Big food, big fitness, and big pharma want us to stay slim the way big tobacco wants us to stop smoking. You can’t believe everything you hear. Especially if it is coming from a person or organization whose profits depend on your continued weight and health struggles. As SUNY professor Jeffrey M. Friedman explains, “Why has the scientific evidence from long-standing obesity research not found its way into the minds of the public . . . ? Perhaps it is because these views are shaped by a constant barrage of advertisements from the diet industry which has a multi-billion dollar interest in promoting the view that weight can be controlled through volition [willpower] alone.”83


Type 2 Diabetes: Protect Yourself and Your Children

Type 2 diabetes is like running water into a hormonally clogged sink for so long that water overflows all over the place and the faucet breaks down. Once so much insulin is produced that it is overflowing in our bloodstream and our ability to produce insulin has broken down, we develop type 2 diabetes.

This buildup and breakdown cause potentially lethal havoc in the body. The Centers for Disease Control and Prevention estimates people diagnosed with diabetes by the age of forty die twelve years sooner if they are male and fourteen years sooner if they are female. We can only imagine the years lost for children who are saturated with starches and sweets.

Type 2 diabetes is terrible. What is even worse is its disturbing growth. In the late 1800s, one in every 4,000 people was diabetic; today one in every four people is diabetic or prediabetic. That is a 100,000 percent increase in one century, and researchers estimate that we are on our way to a third of men and nearly a half of women in the United States becoming type 2 diabetic. The worst is yet to come.
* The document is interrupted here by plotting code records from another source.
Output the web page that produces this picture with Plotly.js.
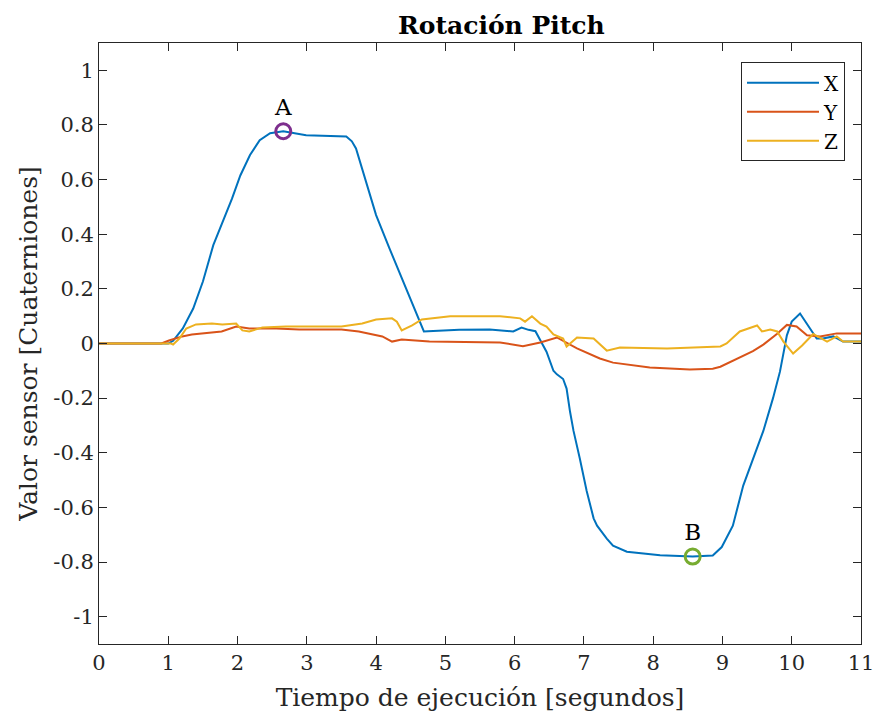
<!DOCTYPE html>
<html><head><meta charset="utf-8">
<script src="https://cdn.plot.ly/plotly-3.0.1.min.js"></script>
<style>html,body{margin:0;padding:0;background:#fff}</style>
</head><body>
<div id="chart" style="width:878px;height:723px"></div>
<script>
const seriesNames = ["X", "Y", "Z"];
const seriesColors = ["#0072BD", "#D95319", "#EDB120"];

const tX = [0,1.0,1.07,1.21,1.36,1.5,1.65,1.79,1.92,2.04,2.18,2.32,2.47,2.66,2.8,2.99,3.57,3.65,3.71,3.85,4.0,4.19,4.37,4.58,4.69,4.75,5.2,5.64,5.98,6.1,6.2,6.3,6.41,6.46,6.56,6.61,6.7,6.75,6.8,6.85,6.94,7.04,7.14,7.19,7.33,7.42,7.62,8.1,8.57,8.86,8.99,9.15,9.3,9.44,9.59,9.73,9.83,9.93,10.0,10.12,10.22,10.36,10.45,10.6,10.74,11.0];
const vX = [0,0,0.01,0.055,0.128,0.227,0.36,0.447,0.53,0.615,0.69,0.744,0.77,0.777,0.77,0.762,0.758,0.74,0.714,0.60,0.47,0.35,0.24,0.117,0.044,0.045,0.05,0.051,0.044,0.058,0.05,0.045,-0.006,-0.03,-0.10,-0.113,-0.13,-0.165,-0.25,-0.32,-0.42,-0.54,-0.64,-0.667,-0.714,-0.74,-0.762,-0.775,-0.78,-0.776,-0.745,-0.667,-0.52,-0.42,-0.32,-0.2,-0.103,0.03,0.08,0.11,0.073,0.018,0.018,0.026,0.007,0.007];

const tY = [0,0.9,1.01,1.2,1.34,1.77,1.98,2.17,2.56,2.89,3.5,3.75,4.09,4.23,4.37,4.77,5.79,6.12,6.37,6.61,6.9,7.23,7.42,7.95,8.53,8.86,8.97,9.25,9.44,9.59,9.79,9.93,10.07,10.22,10.41,10.65,11.0];
const vY = [0,0,0.011,0.026,0.033,0.044,0.062,0.055,0.055,0.051,0.051,0.044,0.026,0.007,0.015,0.007,0.004,-0.01,0.004,0.022,-0.018,-0.055,-0.07,-0.088,-0.095,-0.092,-0.085,-0.052,-0.028,-0.004,0.036,0.068,0.062,0.03,0.026,0.037,0.037];

const tZ = [0,1.04,1.07,1.16,1.26,1.4,1.63,1.78,1.98,2.07,2.17,2.36,2.7,3.5,3.8,4.0,4.23,4.3,4.37,4.52,4.66,5.07,5.79,6.08,6.15,6.25,6.37,6.46,6.56,6.7,6.75,6.9,7.14,7.33,7.52,8.2,8.97,9.06,9.25,9.5,9.57,9.69,9.79,9.88,10.02,10.15,10.31,10.51,10.65,10.74,11.0];
const vZ = [0,0,-0.004,0.018,0.055,0.07,0.073,0.07,0.073,0.048,0.044,0.059,0.062,0.062,0.073,0.088,0.092,0.08,0.048,0.066,0.088,0.1,0.1,0.092,0.08,0.1,0.073,0.062,0.033,0.018,-0.011,0.022,0.018,-0.026,-0.015,-0.018,-0.011,0.0,0.044,0.066,0.044,0.051,0.044,0.007,-0.037,-0.007,0.035,0.007,0.026,0.007,0.007];

const pointLabels = ["A", "B"];
const pointT = [2.66, 8.57];
const pointV = [0.777, -0.78];
const pointColors = ["#7E2F8E", "#77AC30"];

const xTicks = [0,1,2,3,4,5,6,7,8,9,10,11];
const yTicks = [-1,-0.8,-0.6,-0.4,-0.2,0,0.2,0.4,0.6,0.8,1];
const yTickText = ["-1","-0.8","-0.6","-0.4","-0.2","0","0.2","0.4","0.6","0.8","1"];

const FONT = "DejaVu Serif, Liberation Serif, serif";
const ts = [tX, tY, tZ], vs = [vX, vY, vZ];
const traces = seriesNames.map((n, i) => ({
  x: ts[i], y: vs[i], type: "scatter", mode: "lines", name: n,
  line: {color: seriesColors[i], width: 2}
}));
traces.push({
  x: pointT, y: pointV, type: "scatter", mode: "markers+text",
  text: pointLabels, textposition: "top center",
  textfont: {family: FONT, size: 23, color: "#000"},
  marker: {symbol: "circle-open", size: 15, color: pointColors, line: {width: 3, color: pointColors}},
  showlegend: false, hoverinfo: "skip", cliponaxis: false
});

const axisCommon = {
  showline: true, linecolor: "#262626", linewidth: 1, mirror: "ticks",
  ticks: "inside", ticklen: 8, tickcolor: "#262626", showgrid: false, zeroline: false,
  tickfont: {family: FONT, size: 21, color: "#262626"}
};
const layout = {
  width: 878, height: 723,
  margin: {l: 99, r: 17, t: 43, b: 79},
  paper_bgcolor: "#fff", plot_bgcolor: "#fff",
  title: {text: "<b>Rotación Pitch</b>", font: {family: FONT, size: 25, color: "#000"}, x: 0.571, xanchor: "center", y: 0.965, yanchor: "middle"},
  xaxis: Object.assign({}, axisCommon, {range: [0, 11], tickvals: xTicks, ticktext: xTicks.map(String),
    title: {text: "Tiempo de ejecución [segundos]", font: {family: FONT, size: 25, color: "#262626"}, standoff: 14}}),
  yaxis: Object.assign({}, axisCommon, {range: [-1.1, 1.1], tickvals: yTicks, ticktext: yTickText,
    title: {text: "Valor sensor [Cuaterniones]", font: {family: FONT, size: 25, color: "#262626"}, standoff: 8}}),
  legend: {x: 0.979, y: 0.968, xanchor: "right", yanchor: "top", bgcolor: "#fff",
    bordercolor: "#262626", borderwidth: 1, font: {family: FONT, size: 20, color: "#000"},
    tracegroupgap: 0, itemwidth: 72},
  showlegend: true
};
Plotly.newPlot("chart", traces, layout, {displayModeBar: false, staticPlot: true});
</script>
</body></html>
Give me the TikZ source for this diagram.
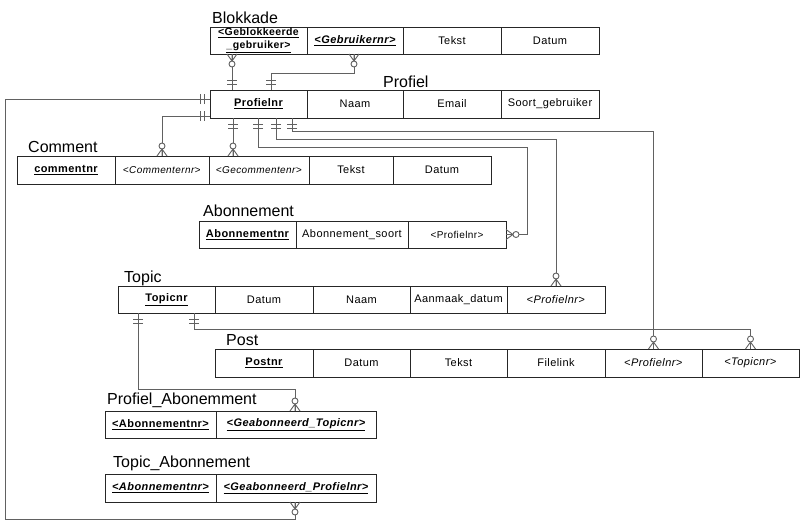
\documentclass[tikz,border=0pt]{standalone}
\usepackage{fontspec}
\setmainfont{Liberation Sans}
\newfontfamily\cellfont[LetterSpace=4]{Liberation Sans}
\newcommand{\pkey}[1]{\textbf{\underline{#1}}}
\newcommand{\fkey}[1]{\textbf{\textit{\underline{#1}}}}
\begin{document}
\begin{tikzpicture}[x=1pt,y=-1pt,
  cell/.style={draw=black!85, line width=0.8pt, anchor=north west, minimum height=27pt,
    inner sep=0pt, outer sep=0pt, font=\cellfont\fontsize{11}{13}\selectfont, align=center},
  smallcell/.style={cell, font=\cellfont\fontsize{10}{12}\selectfont},
  ttl/.style={anchor=base west, inner sep=0pt, font=\fontsize{16}{19}\selectfont},
  conn/.style={draw=black!62, line width=0.9pt},
  onebar/.pic={\draw[conn] (6,-5)--(6,5) (10,-5)--(10,5);},
  zmany/.pic={\draw[conn] (0,-5)--(7,0)--(0,5) (0,0)--(7,0); \draw[conn,fill=white] (10,0) circle (3pt);}
]
\useasboundingbox (0,0) rectangle (808,531);

% titles
\node[ttl] (tb) at (212,23) {Blokkade};
\node[ttl] (tp) at (383,87) {Profiel};
\node[ttl] (tc) at (28,152) {Comment};
\node[ttl] (tab) at (203,216) {Abonnement};
\node[ttl] (tt) at (124,282) {Topic};
\node[ttl] (tpo) at (226,345) {Post};
\node[ttl] (tpa) at (107,404) {Profiel\_Abonemment};
\node[ttl] (tta) at (113,467) {Topic\_Abonnement};

% Blokkade
\node[cell, minimum width=97pt, font=\cellfont\fontsize{10.5}{12.5}\selectfont] (b1) at (210,27) {\pkey{<Geblokkeerde}\\\pkey{\_gebruiker>}};
\node[cell, minimum width=96pt] (b2) at (307,27) {\fkey{<Gebruikernr>}};
\node[cell, minimum width=98pt] (b3) at (403,27) {Tekst};
\node[cell, minimum width=98pt] (b4) at (501,27) {Datum};

% Profiel
\node[cell, minimum width=97pt, minimum height=28pt] (p1) at (210,90) {\pkey{Profielnr}};
\node[cell, minimum width=96pt, minimum height=28pt] (p2) at (307,90) {Naam};
\node[cell, minimum width=98pt, minimum height=28pt] (p3) at (403,90) {Email};
\node[cell, minimum width=98pt, minimum height=28pt] (p4) at (501,90) {Soort\_gebruiker};

% Comment
\node[cell, minimum width=98pt, minimum height=28pt] (c1) at (17,156) {\pkey{commentnr}};
\node[smallcell, minimum width=94pt, minimum height=28pt] (c2) at (115,156) {\textit{<Commenternr>}};
\node[smallcell, minimum width=100pt, minimum height=28pt] (c3) at (209,156) {\textit{<Gecommentenr>}};
\node[cell, minimum width=84pt, minimum height=28pt] (c4) at (309,156) {Tekst};
\node[cell, minimum width=98pt, minimum height=28pt] (c5) at (393,156) {Datum};

% Abonnement
\node[cell, minimum width=97pt] (a1) at (199,221) {\pkey{Abonnementnr}};
\node[cell, minimum width=112pt] (a2) at (296,221) {Abonnement\_soort};
\node[smallcell, minimum width=98pt] (a3) at (408,221) {<Profielnr>};

% Topic
\node[cell, minimum width=97pt] (t1) at (118,286) {\pkey{Topicnr}};
\node[cell, minimum width=98pt] (t2) at (215,286) {Datum};
\node[cell, minimum width=97pt] (t3) at (313,286) {Naam};
\node[cell, minimum width=97pt] (t4) at (410,286) {Aanmaak\_datum};
\node[cell, minimum width=98pt] (t5) at (507,286) {\textit{<Profielnr>}};

% Post
\node[cell, minimum width=98pt, minimum height=28pt] (po1) at (215,349) {\pkey{Postnr}};
\node[cell, minimum width=97pt, minimum height=28pt] (po2) at (313,349) {Datum};
\node[cell, minimum width=97pt, minimum height=28pt] (po3) at (410,349) {Tekst};
\node[cell, minimum width=98pt, minimum height=28pt] (po4) at (507,349) {Filelink};
\node[cell, minimum width=97pt, minimum height=28pt] (po5) at (605,349) {\textit{<Profielnr>}};
\node[cell, minimum width=97pt, minimum height=28pt] (po6) at (702,349) {\textit{<Topicnr>}};

% Profiel_Abonemment
\node[cell, minimum width=111pt] (pa1) at (105,411) {\pkey{<Abonnementnr>}};
\node[cell, minimum width=160pt] (pa2) at (216,411) {\fkey{<Geabonneerd\_Topicnr>}};

% Topic_Abonnement
\node[cell, minimum width=111pt, minimum height=28pt] (ta1) at (105,474) {\fkey{<Abonnementnr>}};
\node[cell, minimum width=160pt, minimum height=28pt] (ta2) at (216,474) {\fkey{<Geabonneerd\_Profielnr>}};

% connector end points
\coordinate (s1) at ([xshift=22pt]b1.south west);
\coordinate (e1) at ([xshift=22pt]p1.north west);
\coordinate (s2) at ([xshift=-1pt]b2.south);
\coordinate (e2) at ([xshift=61pt]p1.north west);
\coordinate (s3) at ([yshift=5pt]p1.west);
\coordinate (k3) at (5,519);
\coordinate (e3) at ([xshift=-1pt]ta2.south);
\coordinate (s4) at ([yshift=-12pt]p1.west);
\coordinate (s5) at ([xshift=23pt]p1.south west);
\coordinate (s6) at ([xshift=48pt]p1.south west);
\coordinate (s7) at ([xshift=66pt]p1.south west);
\coordinate (s8) at ([xshift=82pt]p1.south west);
\coordinate (s9) at ([xshift=20pt]t1.south west);
\coordinate (e9) at ([xshift=-1pt]pa2.north);
\coordinate (s10) at ([xshift=76pt]t1.south west);

% connectors
\draw[conn] (s1) -- (e1);
\draw[conn] (s2) -- ++(0,19) -| (e2);
\draw[conn] (s3) -| (k3) -| (e3);
\draw[conn] (s4) -| (c2.north);
\draw[conn] (s5) -- (s5 |- c3.north);
\draw[conn] (s6) |- ([xshift=21pt,yshift=87.5pt]a3.east) |- (a3.east);
\draw[conn] (s7) |- ([yshift=147pt]t5.north) -- (t5.north);
\draw[conn] (s8) |- ([yshift=218pt]po5.north) -- (po5.north);
\draw[conn] (s9) |- ([yshift=22pt]e9) -- (e9);
\draw[conn] (s10) |- ([yshift=20pt]po6.north) -- (po6.north);

% cardinality marks
\pic[rotate=-90] at (s1) {zmany};
\pic[rotate=90] at (e1) {onebar};
\pic[rotate=-90] at (s2) {zmany};
\pic[rotate=90] at (e2) {onebar};
\pic[rotate=180] at (s3) {onebar};
\pic[rotate=-90] at (e3) {zmany};
\pic[rotate=180] at (s4) {onebar};
\pic[rotate=90] at (c2.north) {zmany};
\pic[rotate=-90] at (s5) {onebar};
\pic[rotate=90] at (s5 |- c3.north) {zmany};
\pic[rotate=-90] at (s6) {onebar};
\pic at (a3.east) {zmany};
\pic[rotate=-90] at (s7) {onebar};
\pic[rotate=90] at (t5.north) {zmany};
\pic[rotate=-90] at (s8) {onebar};
\pic[rotate=90] at (po5.north) {zmany};
\pic[rotate=-90] at (s9) {onebar};
\pic[rotate=90] at (e9) {zmany};
\pic[rotate=-90] at (s10) {onebar};
\pic[rotate=90] at (po6.north) {zmany};
\end{tikzpicture}
\end{document}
Exposure to a diabetic and hormonally clogged environment in utero will impair a baby’s ability to regulate the set-point-related hormones insulin and leptin, while permanently adding fat cells to his or her body and increasing the child’s vulnerability to obesity, diabetes, and heart disease over the course of a lifetime. These findings are most compellingly demonstrated in studies in which researchers look at siblings of whom one was born before the mother became insulin resistant or diabetic and the other was born after (this setup holds genetics constant and helps researchers to limit the variables). Related studies in animals are equally scary. When pregnant animals are fed inSANE food, the genetic expression of their offspring is altered and causes the offspring to crave starches and sweets more than their parents do.

We are faced with the first generation with a lower life expectancy than their parents. About one in three American children is overweight or obese, and more than 40 million children under the age of five are overweight thanks in part to their exposure to hormonal havoc, elevated set-points, and inSANE cravings before they were even born. As University of Colorado’s associate dean for faculty, Dana Dabelea, MD, PhD, puts it, “The effects of maternal diabetes . . . may be viewed as a vicious cycle. Children whose mothers had diabetes during pregnancy are at increased risk of becoming obese and developing diabetes at young ages. Many of these female offspring already have diabetes or abnormal glucose tolerance by the time they reach their childbearing years, thereby perpetuating the cycle.”84

As alarming as this picture is, we still have plenty to be hopeful about. Remember Cristina’s story? A series of more encouraging studies show that the vast majority of type 2 diabetics can reduce or completely eliminate their need for medication by going SANE, while significantly reversing insulin resistance via smarter exercise.